-- SET EXERCISE --
Go through the data below. Pull out every line that has the word "code".

-- RAW RECORDS --
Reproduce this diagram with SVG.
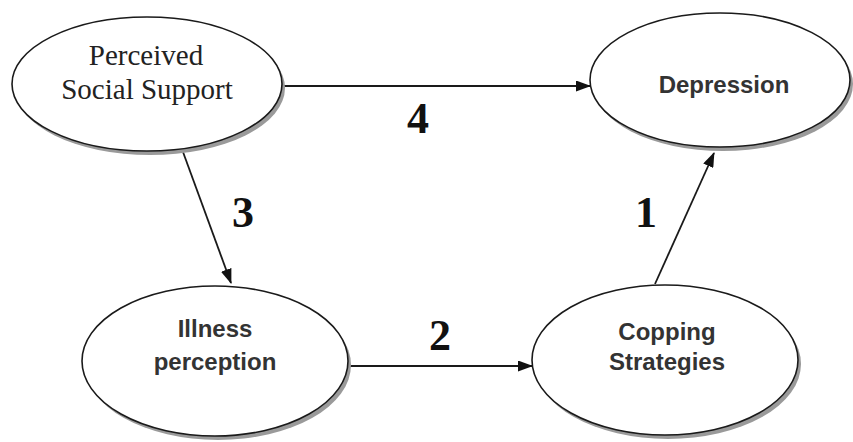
<svg xmlns="http://www.w3.org/2000/svg" width="853" height="442" viewBox="0 0 853 442">
<style>
.shadow{fill:#9a9a9a;stroke:none}
.node{fill:#ffffff;stroke:#1a1a1a;stroke-width:1.6}
.serif{font-family:"Liberation Serif","Times New Roman",serif;font-size:29px;fill:#222;text-anchor:middle}
.sans{font-family:"Liberation Sans",Arial,sans-serif;font-weight:bold;font-size:24px;fill:#333;text-anchor:middle}
.num{font-family:"Liberation Serif","Times New Roman",serif;font-weight:bold;font-size:44px;fill:#111;text-anchor:middle}
.edge{stroke:#1a1a1a;stroke-width:1.8;fill:none;marker-end:url(#arrow)}
</style>
<defs>
<marker id="arrow" markerWidth="15" markerHeight="11" refX="14" refY="5.5" orient="auto" markerUnits="userSpaceOnUse">
<path d="M0,0 L15,5.5 L0,11 Z" fill="#111"/>
</marker>
</defs>
<rect width="853" height="442" fill="#ffffff"/>
<g id="connectors">
<line class="edge" x1="283" y1="86" x2="590" y2="86"/>
<line class="edge" x1="183" y1="152" x2="231" y2="283"/>
<line class="edge" x1="349" y1="366" x2="532" y2="366"/>
<line class="edge" x1="655" y1="284" x2="714" y2="153"/>
<text class="num" x="418" y="133">4</text>
<text class="num" x="243" y="227">3</text>
<text class="num" x="440" y="350">2</text>
<text class="num" x="646" y="227">1</text>
</g>
<g id="perceived-social-support">
<ellipse class="shadow" cx="150" cy="88" rx="135" ry="67"/>
<ellipse class="node" cx="147" cy="84" rx="135" ry="67"/>
<text class="serif" x="146" y="65">Perceived</text>
<text class="serif" x="147" y="99">Social Support</text>
</g>
<g id="depression">
<ellipse class="shadow" cx="723" cy="84" rx="130" ry="67"/>
<ellipse class="node" cx="720" cy="80" rx="130" ry="67"/>
<text class="sans" x="724" y="93">Depression</text>
</g>
<g id="illness-perception">
<ellipse class="shadow" cx="218" cy="365" rx="133" ry="75"/>
<ellipse class="node" cx="215" cy="361" rx="133" ry="75"/>
<text class="sans" x="215" y="337">Illness</text>
<text class="sans" x="215" y="370">perception</text>
</g>
<g id="copping-strategies">
<ellipse class="shadow" cx="668" cy="364" rx="133" ry="75"/>
<ellipse class="node" cx="665" cy="360" rx="133" ry="75"/>
<text class="sans" x="667" y="340">Copping</text>
<text class="sans" x="667" y="370">Strategies</text>
</g>
</svg>
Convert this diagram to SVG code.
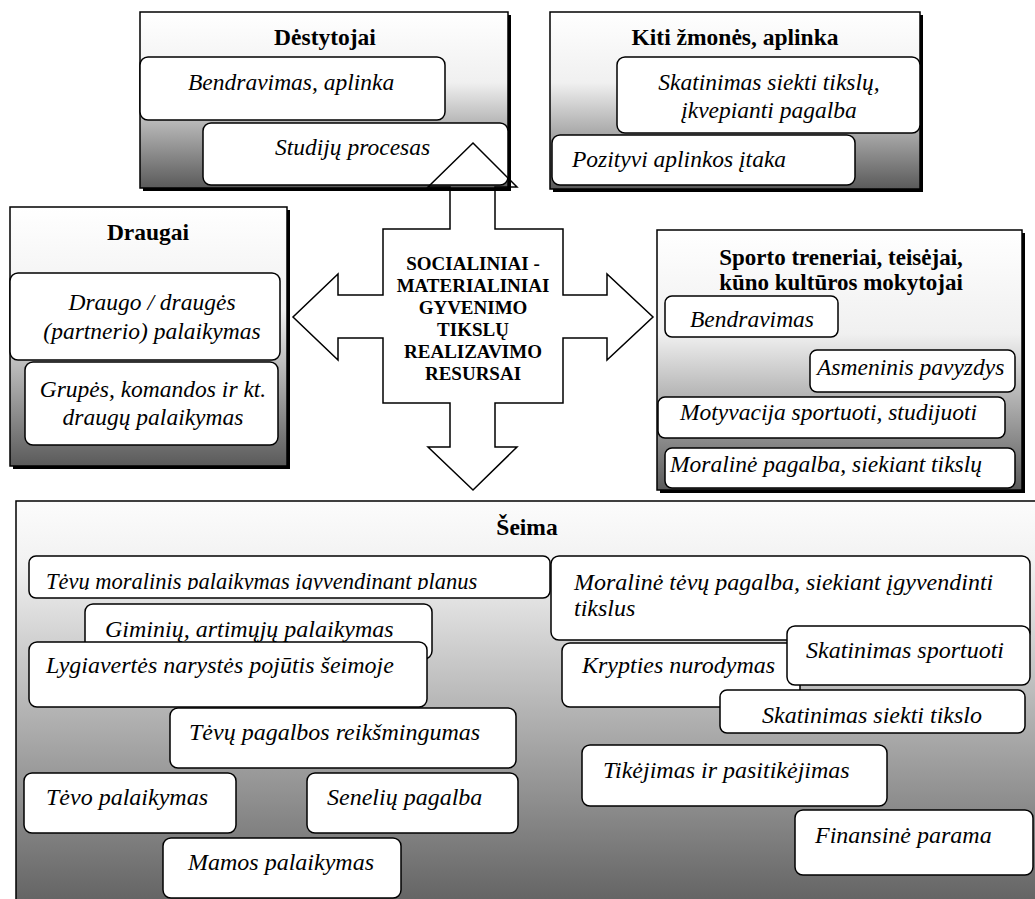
<svg xmlns="http://www.w3.org/2000/svg" width="1035" height="899" viewBox="0 0 1035 899">
<defs>
<linearGradient id="gOuter" x1="0" y1="0" x2="0" y2="1">
<stop offset="0" stop-color="#ffffff"/>
<stop offset="0.4" stop-color="#f0f0f0"/>
<stop offset="1" stop-color="#5a5a5a"/>
</linearGradient>
<linearGradient id="gFam" x1="0" y1="0" x2="0" y2="1">
<stop offset="0" stop-color="#fcfcfc"/>
<stop offset="0.15" stop-color="#f2f2f2"/>
<stop offset="1" stop-color="#626262"/>
</linearGradient>
<clipPath id="clipTevu"><rect x="29" y="556" width="521" height="34"/></clipPath>
<style>
.shadow{fill:#000}
.outer{stroke:#000;stroke-width:1.5}
.item{fill:#fff;stroke:#000;stroke-width:1.5}
.title{font-family:"Liberation Serif","Times New Roman",serif;font-weight:bold;font-size:23.5px;fill:#000}
.title2{font-size:23px}
.ctr{font-family:"Liberation Serif","Times New Roman",serif;font-weight:bold;font-size:19px;fill:#000;text-anchor:middle}
.it{font-family:"Liberation Serif","Times New Roman",serif;font-style:italic;font-size:23.5px;fill:#000}
.fam{font-size:24px}
.small{font-size:22.5px}
.mid{text-anchor:middle}
.arrow{fill:none;stroke:#000;stroke-width:1.5;stroke-linejoin:miter}
</style>
</defs>

<g id="destytojai">
<rect class="shadow" x="143" y="15" width="368" height="176"/>
<rect class="outer" x="140" y="12" width="368" height="176" fill="url(#gOuter)"/>
<text class="title mid" x="325" y="45">Dėstytojai</text>
<rect class="item" x="140" y="57" width="305" height="63" rx="8"/>
<text class="it" x="188" y="90">Bendravimas, aplinka</text>
<rect class="item" x="203" y="123" width="305" height="62" rx="8"/>
<text class="it" x="275" y="155">Studijų procesas</text>
</g>

<g id="kiti">
<rect class="shadow" x="553" y="15" width="370" height="177"/>
<rect class="outer" x="550" y="12" width="370" height="177" fill="url(#gOuter)"/>
<text class="title mid" x="735" y="45">Kiti žmonės, aplinka</text>
<rect class="item" x="617" y="57" width="303" height="76" rx="8"/>
<text class="it mid" x="769" y="90">Skatinimas siekti tikslų,</text>
<text class="it mid" x="769" y="118">įkvepianti pagalba</text>
<rect class="item" x="552" y="135" width="303" height="50" rx="8"/>
<text class="it" x="572" y="167">Pozityvi aplinkos įtaka</text>
</g>

<g id="draugai">
<rect class="shadow" x="13" y="210" width="277" height="259"/>
<rect class="outer" x="10" y="207" width="277" height="259" fill="url(#gOuter)"/>
<text class="title mid" x="148" y="240">Draugai</text>
<rect class="item" x="10" y="273" width="270" height="87" rx="8"/>
<text class="it mid" x="152" y="310">Draugo / draugės</text>
<text class="it mid" x="152" y="339">(partnerio) palaikymas</text>
<rect class="item" x="25" y="362" width="253" height="83" rx="8"/>
<text class="it mid" x="153" y="397">Grupės, komandos ir kt.</text>
<text class="it mid" x="153" y="425">draugų palaikymas</text>
</g>

<g id="sporto">
<rect class="shadow" x="660" y="233" width="365" height="260"/>
<rect class="outer" x="657" y="230" width="365" height="260" fill="url(#gOuter)"/>
<text class="title title2 mid" x="841" y="265">Sporto treneriai, teisėjai,</text>
<text class="title title2 mid" x="841" y="290">kūno kultūros mokytojai</text>
<rect class="item" x="665" y="296" width="173" height="41" rx="7"/>
<text class="it" x="690" y="327">Bendravimas</text>
<rect class="item" x="810" y="350" width="205" height="42" rx="7"/>
<text class="it" x="817" y="375">Asmeninis pavyzdys</text>
<rect class="item" x="658" y="397" width="347" height="41" rx="7"/>
<text class="it" x="680" y="420">Motyvacija sportuoti, studijuoti</text>
<rect class="item" x="665" y="448" width="350" height="40" rx="7"/>
<text class="it" x="670" y="472">Moralinė pagalba, siekiant tikslų</text>
</g>

<g id="seima">
<rect class="shadow" x="19" y="504" width="1030" height="410"/>
<rect class="outer" x="16" y="501" width="1030" height="405" fill="url(#gFam)"/>
<text class="title mid" x="527" y="535">Šeima</text>
<rect class="item" x="29" y="556" width="521" height="42" rx="7"/>
<text class="it small" x="46" y="589" clip-path="url(#clipTevu)">Tėvų moralinis palaikymas įgyvendinant planus</text>
<rect class="item" x="551" y="556" width="479" height="84" rx="8"/>
<text class="it fam" x="574" y="590">Moralinė tėvų pagalba, siekiant įgyvendinti</text>
<text class="it fam" x="574" y="616">tikslus</text>
<rect class="item" x="85" y="604" width="347" height="55" rx="8"/>
<text class="it fam" x="105" y="637">Giminių, artimųjų palaikymas</text>
<rect class="item" x="29" y="642" width="398" height="65" rx="8"/>
<text class="it fam" x="46" y="673">Lygiavertės narystės pojūtis šeimoje</text>
<rect class="item" x="562" y="643" width="238" height="64" rx="8"/>
<text class="it fam" x="582" y="673">Krypties nurodymas</text>
<rect class="item" x="787" y="626" width="243" height="59" rx="8"/>
<text class="it fam" x="806" y="658">Skatinimas sportuoti</text>
<rect class="item" x="720" y="690" width="305" height="43" rx="7"/>
<text class="it fam" x="762" y="723">Skatinimas siekti tikslo</text>
<rect class="item" x="170" y="708" width="346" height="60" rx="8"/>
<text class="it fam" x="189" y="740">Tėvų pagalbos reikšmingumas</text>
<rect class="item" x="24" y="773" width="212" height="60" rx="8"/>
<text class="it fam" x="46" y="805">Tėvo palaikymas</text>
<rect class="item" x="307" y="773" width="211" height="60" rx="8"/>
<text class="it fam" x="327" y="805">Senelių pagalba</text>
<rect class="item" x="163" y="838" width="238" height="60" rx="8"/>
<text class="it fam" x="188" y="870">Mamos palaikymas</text>
<rect class="item" x="582" y="745" width="305" height="61" rx="8"/>
<text class="it fam" x="603" y="778">Tikėjimas ir pasitikėjimas</text>
<rect class="item" x="795" y="810" width="238" height="65" rx="8"/>
<text class="it fam" x="815" y="843">Finansinė parama</text>
</g>

<g id="connectors">
<polygon class="arrow" points="473,143 517,187 495,187 495,229 563,229 563,295 607,295 607,274 653,317 607,360 607,338 563,338 563,403 495,403 495,447 517,447 473,490 428,447 450,447 450,403 383,403 383,338 338,338 338,360 293,317 338,274 338,295 383,295 383,229 450,229 450,187 428,187"/>
</g>

<g id="center">
<text class="ctr" x="473" y="270">SOCIALINIAI -</text>
<text class="ctr" x="473" y="292">MATERIALINIAI</text>
<text class="ctr" x="473" y="314">GYVENIMO</text>
<text class="ctr" x="473" y="336">TIKSLŲ</text>
<text class="ctr" x="473" y="358">REALIZAVIMO</text>
<text class="ctr" x="473" y="380">RESURSAI</text>
</g>
</svg>
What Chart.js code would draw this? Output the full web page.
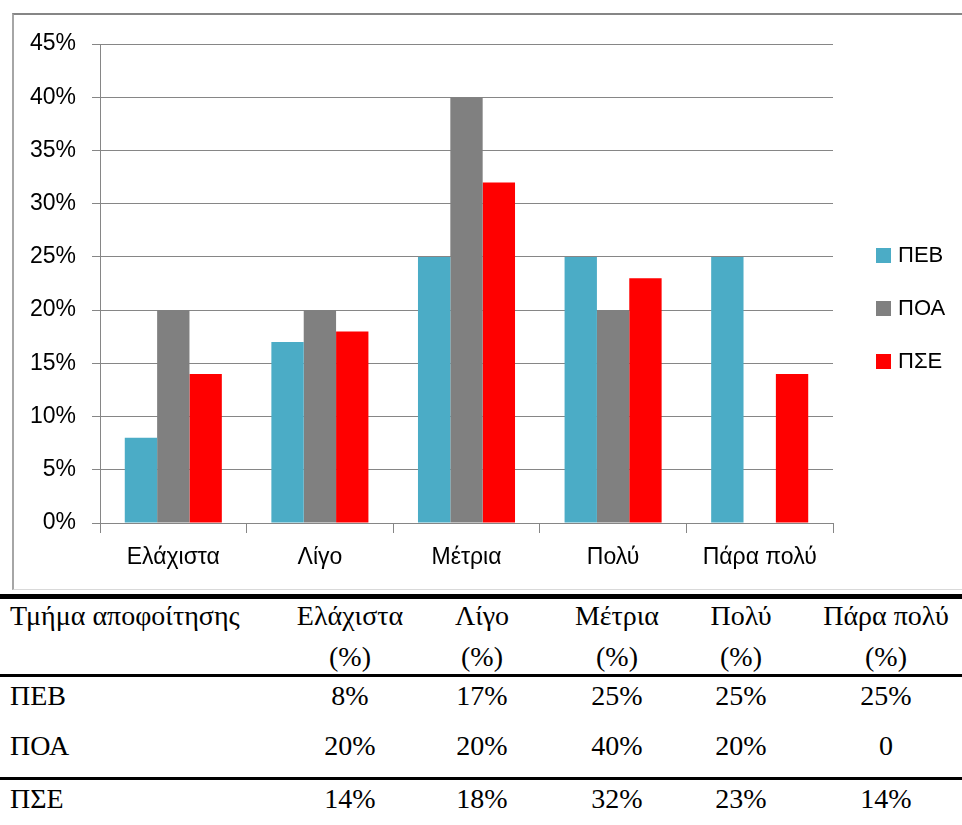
<!DOCTYPE html>
<html>
<head>
<meta charset="utf-8">
<script src="https://cdn.jsdelivr.net/npm/chart.js@4.4.0/dist/chart.umd.min.js"></script>
<style>
  body { margin: 0; background: #fff; width: 962px; height: 825px; overflow: hidden; position: relative; }
  #wrap { position: absolute; left: 0; top: 0; width: 962px; height: 592px; }
  #box { position: absolute; left: 12px; top: 13px; width: 960px; height: 574px;
         border-top: 2px solid #868686; border-left: 2px solid #a6a6a6; border-bottom: 1px solid #d9d9d9; pointer-events: none; }
  .leg { position: absolute; left: 876px; height: 20px; font: 22px 'Liberation Sans', Arial, sans-serif; color: #000; line-height: 20px; }
  .leg span { display: inline-block; width: 15px; height: 15px; vertical-align: -1px; margin-right: 7px; }
  .rule { position: absolute; left: 0; width: 962px; background: #000; }
  .row { position: absolute; left: 0; width: 980px; display: flex; font: 28px 'Liberation Serif', 'Times New Roman', serif; color: #000; }
  .row div { text-align: center; white-space: nowrap; }
  .row div:first-child { text-align: left; padding-left: 10px; box-sizing: border-box; }
</style>
</head>
<body>
<div id="wrap"><canvas id="grafico"></canvas></div>
<div id="box"></div>
<div id="legenda"></div>
<div id="tabela"></div>
<script>
// Dados do gráfico
const categorias = ['Ελάχιστα', 'Λίγο', 'Μέτρια', 'Πολύ', 'Πάρα πολύ'];
const tmimata = ['ΠΕΒ', 'ΠΟΑ', 'ΠΣΕ'];
const pev = [8, 17, 25, 25, 25];
const poa = [20, 20, 40, 20, 0];
const pse = [14, 18, 32, 23, 14];
const cores = ['#4BACC6', '#808080', '#FF0000'];

// Dados da tabela
const cabecalho = ['Τμήμα αποφοίτησης', 'Ελάχιστα', 'Λίγο', 'Μέτρια', 'Πολύ', 'Πάρα πολύ'];
const celulasTabela = {
  'ΠΕΒ': ['8%', '17%', '25%', '25%', '25%'],
  'ΠΟΑ': ['20%', '20%', '40%', '20%', '0'],
  'ΠΣΕ': ['14%', '18%', '32%', '23%', '14%']
};

const fonte = "'Liberation Sans', Arial, sans-serif";
const corGrade = '#868686';

const ctx = document.getElementById('grafico').getContext('2d');
new Chart(ctx, {
  type: 'bar',
  data: {
    labels: categorias,
    datasets: [pev, poa, pse].map((d, i) => ({
      label: tmimata[i],
      data: d,
      backgroundColor: cores[i],
      borderWidth: 0,
      categoryPercentage: 0.662,
      barPercentage: 1
    }))
  },
  options: {
    responsive: true,
    maintainAspectRatio: false,
    animation: false,
    layout: { padding: { left: 0, top: 44, right: 129, bottom: 0 } },
    plugins: { legend: { display: false }, tooltip: { enabled: false } },
    scales: {
      x: {
        afterFit: s => { s.height = 69; },
        grid: { offset: true, drawOnChartArea: false, drawTicks: true, tickLength: 10, color: corGrade, lineWidth: 1 },
        border: { color: corGrade, width: 1 },
        ticks: { color: '#000', font: { family: fonte, size: 23 }, padding: 11 }
      },
      y: {
        min: 0,
        max: 45,
        afterFit: s => { s.width = 100; },
        grid: { color: corGrade, lineWidth: 1, drawTicks: true, tickLength: 8 },
        border: { color: corGrade, width: 1 },
        ticks: { stepSize: 5, color: '#000', font: { family: fonte, size: 23 }, padding: 16, callback: v => v + '%' }
      }
    }
  }
});

// Legenda
const legenda = document.getElementById('legenda');
const topoLegenda = [245, 298, 351];
tmimata.forEach((t, i) => {
  const el = document.createElement('div');
  el.className = 'leg';
  el.style.top = topoLegenda[i] + 'px';
  el.innerHTML = '<span style="background:' + cores[i] + '"></span>' + t;
  legenda.appendChild(el);
});

// Tabela
const tabela = document.getElementById('tabela');
const larguras = [290, 120, 144, 126, 122, 168];
function linha(celulas, topo, altura) {
  const r = document.createElement('div');
  r.className = 'row';
  r.style.top = topo + 'px';
  r.style.lineHeight = altura + 'px';
  celulas.forEach((c, i) => {
    const d = document.createElement('div');
    d.style.width = larguras[i] + 'px';
    d.innerHTML = c;
    r.appendChild(d);
  });
  tabela.appendChild(r);
}
function regua(topo, esp) {
  const l = document.createElement('div');
  l.className = 'rule';
  l.style.top = topo + 'px';
  l.style.height = esp + 'px';
  tabela.appendChild(l);
}
regua(594, 5);
linha(cabecalho.map((h, i) => i === 0 ? h : h + '<br>(%)'), 595, 41);
regua(674, 3);
const topos = [671, 721, 774];
tmimata.forEach((t, i) => linha([t].concat(celulasTabela[t]), topos[i], 50));
regua(777, 3);
</script>
</body>
</html>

-- TASK RESPONSE --
Convert this diagram to SVG code.
What Chart.js code would draw this? Output the full web page.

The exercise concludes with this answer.